> Data segment

----------------------------------------

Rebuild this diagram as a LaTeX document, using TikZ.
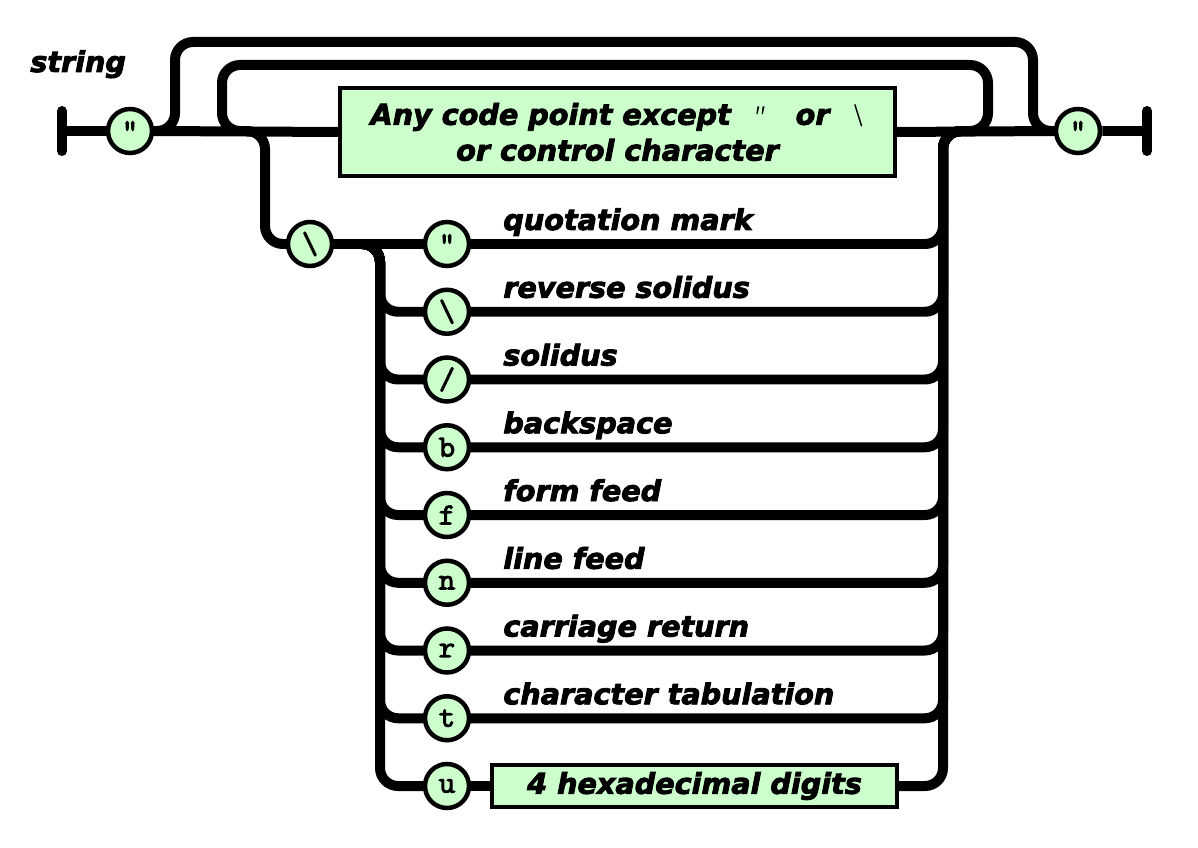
\documentclass[tikz,border=0pt]{standalone}
\usepackage{fontspec}
\setmainfont{DejaVu Sans}[BoldItalicFeatures={FakeBold=3}]
\newfontfamily\railmono{Latin Modern Mono}[BoldFont={Latin Modern Mono Light},BoldFeatures={FakeBold=5}]
\usepackage{tikz}
\usetikzlibrary{positioning,calc,backgrounds}
\definecolor{railgreen}{RGB}{204,255,204}

\begin{document}
\begin{tikzpicture}[x=0.02cm,y=-0.02cm,
    rail/.style={line width=0.2cm, rounded corners=0.36cm},
    bar/.style={line width=0.2cm, line cap=round},
    tok/.style={circle, draw, line width=0.09cm, fill=railgreen, minimum size=0.88cm, inner sep=0pt,
        font=\railmono\bfseries\fontsize{17}{17}\selectfont},
    term/.style={rectangle, draw, line width=0.08cm, fill=railgreen, inner sep=0pt, align=center,
        font=\bfseries\itshape\fontsize{16.3}{20.4}\selectfont},
    lbl/.style={anchor=base west, inner sep=0pt, font=\bfseries\itshape\fontsize{16.3}{20}\selectfont}]
\useasboundingbox (0,0) rectangle (1198,848);

\node[lbl] (title) at (30,72) {string};

% tokens on the main line
\coordinate (st) at (62,131);
\coordinate (en) at (1147,131);
\node[tok] (q1) at (130,131) {"};
\node[tok] (q2) at (1078,131) {"};
\node[term, minimum width=11.1cm, minimum height=1.76cm] (anyc) at (617.5,132)
    {Any code point except\ \ {\railmono"}\ \ \ or\ \ {\railmono\textbackslash}\\or control character};
\node[tok] (bs) at (310,244) {\textbackslash};

% escapes
\foreach \i/\ch/\txt [evaluate=\i as \y using 244+(\i-1)*67.75] in
    {1/"/quotation mark, 2/\textbackslash/reverse solidus, 3/{/}/solidus, 4/b/backspace,
     5/f/form feed, 6/n/line feed, 7/r/carriage return, 8/t/character tabulation}{
    \node[tok] (r\i) at (447,\y) {\ch};
    \node[lbl] (l\i) at ($(r\i)+(56,-14)$) {\txt};
}
\node[tok] (r9) at (447,786) {u};
\node[term, minimum width=8.1cm, minimum height=0.86cm] (hex) at (694.5,786) {4 hexadecimal digits};

% bend points
\coordinate (ol) at (175,42);
\coordinate (or) at (1033,42);
\coordinate (il) at (222,65);
\coordinate (ir) at (988,65);
\coordinate (jl) at (250,131);
\coordinate (jr) at (960,131);
\coordinate (ea) at (232,131);
\coordinate (ev) at (265,244);
\coordinate (lcol) at (380,244);
\coordinate (rcol) at (943,131);
\coordinate (rj) at (975,131);

\begin{scope}[on background layer]
\draw[bar] (st) ++(0,-20) -- ++(0,40);
\draw[bar] (en) ++(0,-20) -- ++(0,40);
\draw[rail] (st) -- (q1.west) (q1.east) -- (anyc.west) (anyc.east) -- (q2.west) (q2.east) -- (en);
\draw[rail] (q1.east) -| (ol) -- (or) |- (q2.west);
\draw[rail] (jr) -| (ir) -- (il) |- (jl);
\draw[rail] (ea) -| (ev) -- (bs.west);
\draw[rail] (bs.east) -- (r1.west);
\foreach \i in {2,...,9}
    \draw[rail] (bs.east) -- (lcol) |- (r\i.west);
\foreach \i in {1,...,8}
    \draw[rail] (r\i.east) -| (rcol) -- (rj);
\draw[rail] (r9.east) -- (hex.west);
\draw[rail] (hex.east) -| (rcol) -- (rj);
\end{scope}
\end{tikzpicture}
\end{document}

----------------------------------------

> Prompt
Write down every line from the opening of the listing to the line with "(bs) at (310,244)", both included, and nothing else; the pictures are omitted.

> Solution for this problem
Rebuild this diagram as a LaTeX document, using TikZ.
\documentclass[tikz,border=0pt]{standalone}
\usepackage{fontspec}
\setmainfont{DejaVu Sans}[BoldItalicFeatures={FakeBold=3}]
\newfontfamily\railmono{Latin Modern Mono}[BoldFont={Latin Modern Mono Light},BoldFeatures={FakeBold=5}]
\usepackage{tikz}
\usetikzlibrary{positioning,calc,backgrounds}
\definecolor{railgreen}{RGB}{204,255,204}

\begin{document}
\begin{tikzpicture}[x=0.02cm,y=-0.02cm,
    rail/.style={line width=0.2cm, rounded corners=0.36cm},
    bar/.style={line width=0.2cm, line cap=round},
    tok/.style={circle, draw, line width=0.09cm, fill=railgreen, minimum size=0.88cm, inner sep=0pt,
        font=\railmono\bfseries\fontsize{17}{17}\selectfont},
    term/.style={rectangle, draw, line width=0.08cm, fill=railgreen, inner sep=0pt, align=center,
        font=\bfseries\itshape\fontsize{16.3}{20.4}\selectfont},
    lbl/.style={anchor=base west, inner sep=0pt, font=\bfseries\itshape\fontsize{16.3}{20}\selectfont}]
\useasboundingbox (0,0) rectangle (1198,848);

\node[lbl] (title) at (30,72) {string};

% tokens on the main line
\coordinate (st) at (62,131);
\coordinate (en) at (1147,131);
\node[tok] (q1) at (130,131) {"};
\node[tok] (q2) at (1078,131) {"};
\node[term, minimum width=11.1cm, minimum height=1.76cm] (anyc) at (617.5,132)
    {Any code point except\ \ {\railmono"}\ \ \ or\ \ {\railmono\textbackslash}\\or control character};
\node[tok] (bs) at (310,244) {\textbackslash};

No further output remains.